Personally, I fear that Tesla’s operations in China may face increasing challenges as a result of Trump’s hardline stance towards Beijing. But that’s another story.
Second, Trump is expected to abolish EV incentives, including the $7,500 consumer tax credit. The market sees this benefitting Tesla’s competitive position, as it may push loss-making EV rivals deeper into the red.
Wedbush analyst Dan Ives said: “A Trump presidency would be an overall negative for the EV industry. However, for Tesla, we see this as a huge positive.”
Finally, some think that Trump’s pledge to deregulate swathes of the US economy might aid Tesla’s autonomous driving project. This may lead to quicker regulatory approvals.
I’m not convinced
Tesla has repeatedly noted how higher interest rates are hurting demand. But the ending of EV subsidies in the US (if that happens) would make Tesla’s cars less affordable, likely reducing demand.
Meanwhile, some of Trump’s policies might even result in higher inflation, hurting demand further.

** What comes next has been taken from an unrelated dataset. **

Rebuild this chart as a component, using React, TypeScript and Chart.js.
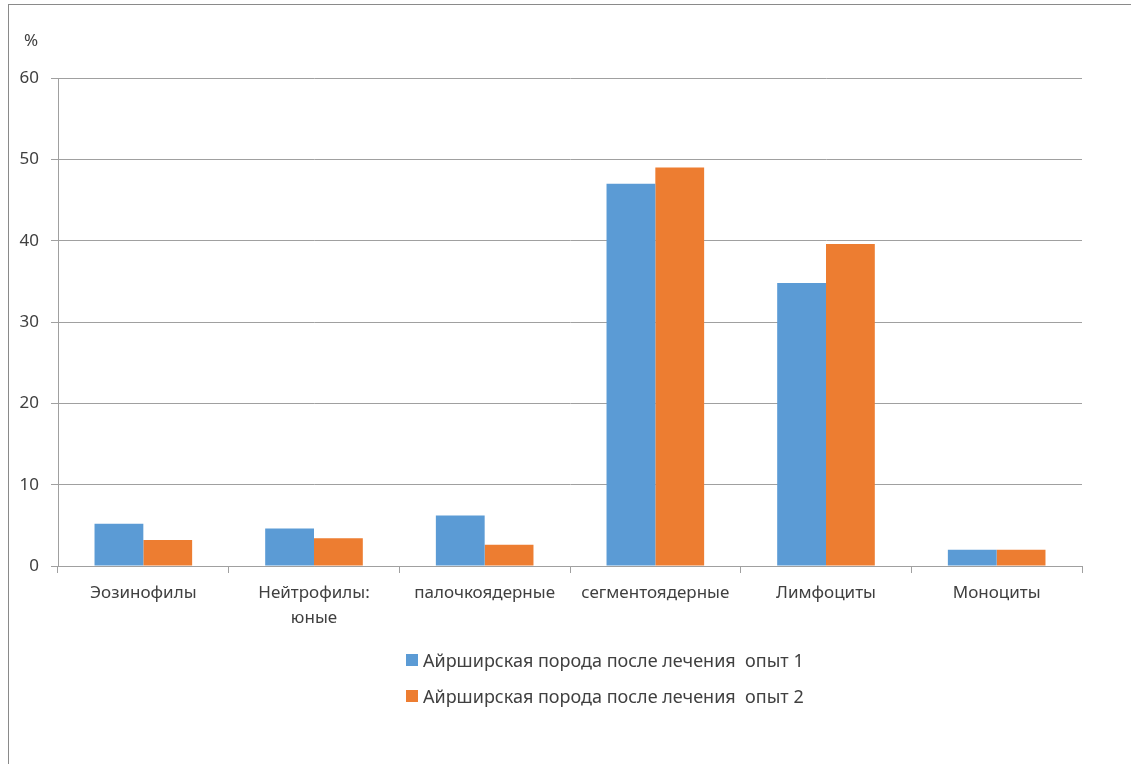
import { useEffect, useRef } from "react";
import { Chart, registerables } from "chart.js";

Chart.register(...registerables);

// Blood-cell categories along the x axis
const categories: (string | string[])[] = [
  "Эозинофилы",
  ["Нейтрофилы:", "юные"],
  "палочкоядерные",
  "сегментоядерные",
  "Лимфоциты",
  "Моноциты",
];

const seriesNames = [
  "Айрширская порода после лечения  опыт 1",
  "Айрширская порода после лечения  опыт 2",
];

// Percent values per series
const trial1 = [5.2, 4.6, 6.2, 47.0, 34.8, 2.0];
const trial2 = [3.2, 3.4, 2.6, 49.0, 39.6, 2.0];

const seriesColors = ["#5B9BD5", "#ED7D31"];

const yMin = 0;
const yMax = 60;
const yStep = 10;
const yUnit = "%";

const FONT = "'Noto Sans', 'DejaVu Sans', sans-serif";
const TEXT = "#404040";
const GRID = "#a0a0a0";

export default function App() {
  const canvasRef = useRef<HTMLCanvasElement>(null);

  useEffect(() => {
    const canvas = canvasRef.current;
    if (!canvas) return;
    const chart = new Chart(canvas, {
      type: "bar",
      data: {
        labels: categories,
        datasets: [
          {
            label: seriesNames[0],
            data: trial1,
            backgroundColor: seriesColors[0],
            borderWidth: 0,
            categoryPercentage: 0.572,
            barPercentage: 1,
          },
          {
            label: seriesNames[1],
            data: trial2,
            backgroundColor: seriesColors[1],
            borderWidth: 0,
            categoryPercentage: 0.572,
            barPercentage: 1,
          },
        ],
      },
      options: {
        animation: false,
        responsive: false,
        devicePixelRatio: 1,
        layout: { padding: { left: 8, top: 78, right: 49, bottom: 138 } },
        plugins: {
          legend: { display: false },
          tooltip: { enabled: false },
        },
        scales: {
          x: {
            grid: {
              offset: true,
              drawOnChartArea: false,
              drawTicks: true,
              tickLength: 7,
              color: GRID,
              lineWidth: 1,
            },
            border: { display: true, color: GRID, width: 1 },
            ticks: {
              autoSkip: false,
              maxRotation: 0,
              minRotation: 0,
              padding: 7,
              color: TEXT,
              font: { family: FONT, size: 17, lineHeight: 1.5 },
            },
            afterFit: (s: any) => {
              s.height = 60;
            },
          },
          y: {
            min: yMin,
            max: yMax,
            grid: {
              color: GRID,
              lineWidth: 1,
              drawTicks: true,
              tickLength: 7,
            },
            border: { display: true, color: GRID, width: 1 },
            ticks: {
              stepSize: yStep,
              padding: 12,
              color: TEXT,
              font: { family: FONT, size: 17 },
            },
            afterFit: (s: any) => {
              s.width = 50;
            },
          },
        },
      },
    });
    return () => chart.destroy();
  }, []);

  return (
    <div
      style={{
        position: "absolute",
        left: 0,
        top: 0,
        width: 1131,
        height: 764,
        overflow: "hidden",
        background: "#fff",
        fontFamily: FONT,
      }}
    >
      <div
        style={{
          position: "absolute",
          left: 8,
          top: 4,
          width: 1200,
          height: 900,
          border: "1px solid #8a8a8a",
          boxSizing: "border-box",
        }}
      />
      <canvas
        ref={canvasRef}
        width={1131}
        height={764}
        style={{ position: "absolute", left: 0, top: 0, width: 1131, height: 764 }}
      />
      <div
        style={{
          position: "absolute",
          left: 24,
          top: 28,
          fontSize: 17,
          color: TEXT,
          lineHeight: "24px",
        }}
      >
        {yUnit}
      </div>
      {seriesNames.map((name, i) => (
        <div
          key={name}
          style={{
            position: "absolute",
            left: 406,
            top: 648 + i * 36,
            height: 24,
            display: "flex",
            alignItems: "center",
            whiteSpace: "pre",
            fontSize: 18,
            color: TEXT,
          }}
        >
          <span
            style={{
              display: "inline-block",
              width: 12,
              height: 12,
              background: seriesColors[i],
              marginRight: 5,
            }}
          />
          <span>{name}</span>
        </div>
      ))}
    </div>
  );
}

Also, Tesla’s profitability is boosted by selling surplus regulatory credits to traditional carmakers needing to meet emissions standards. Over the past year, Tesla’s received around $2.5bn in revenue from these credits, and it’s basically pure profit. If the US relaxes its emissions standards, fewer carmakers might need to purchase these credits.
And Tesla has a fast-growing solar energy storage business. But will Trump be supportive of solar energy subsidies? Again, I suspect not.
Extreme valuation
Now, I’m bullish on Tesla’s longer-term growth prospects, especially in humanoid robots and self-driving technology. It has massive competitive advantages in manufacturing EVs at scale.
However, the stock is extremely overvalued.
Metric | |
---|---|
Price-to-earnings (P/E) ratio | 87.8 |
Price-to-sales (P/S) ratio | 11.5 |
Price/earnings-to-growth (PEG) ratio (forecast 12-month forward) | 10.4 |
An attractive PEG ratio is typically considered to be around 1 or lower. Tesla’s is above 10!
Foolish takeaway
There has been a renewed memefication of Tesla stock playing into the political momentum, and it makes no sense.
David Wagner, Aptus Capital Advisors
Under Trump, Musk is set to co-lead the newly formed Department of Government Efficiency (dubbed DOGE). I continue to admire Tesla as a business, but not the stock at $320, which I reckon is demonstrating meme-like qualities. As such, I think there are other more attractive growth shares for my money.